I agree, for now 2019 seems to be more compacted and hopefully resilient near the pole, same as 2012 and unlike 2016.
Why "hopefully resilient" if we say that near the pole will re-freeze early September, though? If you mean wishing well for arctic sea ice in general, through the seasons, - then it's not much difference IMO. Multi-year ice is pretty much history now, anyway; and winter will refreeze "near the pole" quite very well anyhow - next freezing season, i mean. Far not enough ocean heat content to prevent it - for now.

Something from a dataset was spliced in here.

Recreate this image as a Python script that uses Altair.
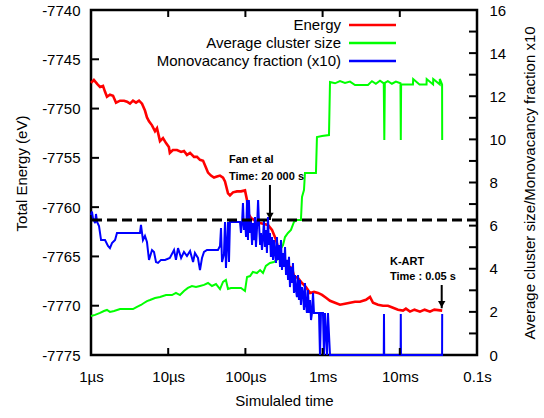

Meanwhile, as if recent insane temperatures in northern parts of Canada and predicted very strong high over Greenland would not be enough, - we now have masses of hot air from Sahara and Spain heading towards Greenland,
they say. It's that same heatwave which killed people in Europe just few days ago which now goes to "visit". Yet even worse its effects will be if that high pressure would then "anchor" itself in the region through self-enhancing clear sky extra heating.
We know it can happen, because it already happened in very similar circumstances: in 2010 over central Russia, about same time of the year (July / August), more than a month of unprecedented heat and clear skies - and in that case air masses came from dry desert lands much closer to the equator, too.
Almost choking Moscow and whole regions in smoke from all the fires around, destroying ~90000 km2 of farmlands, etc - saying this just to illustrate how big, bad and long those "stuck" highs can be. Game-changer kind.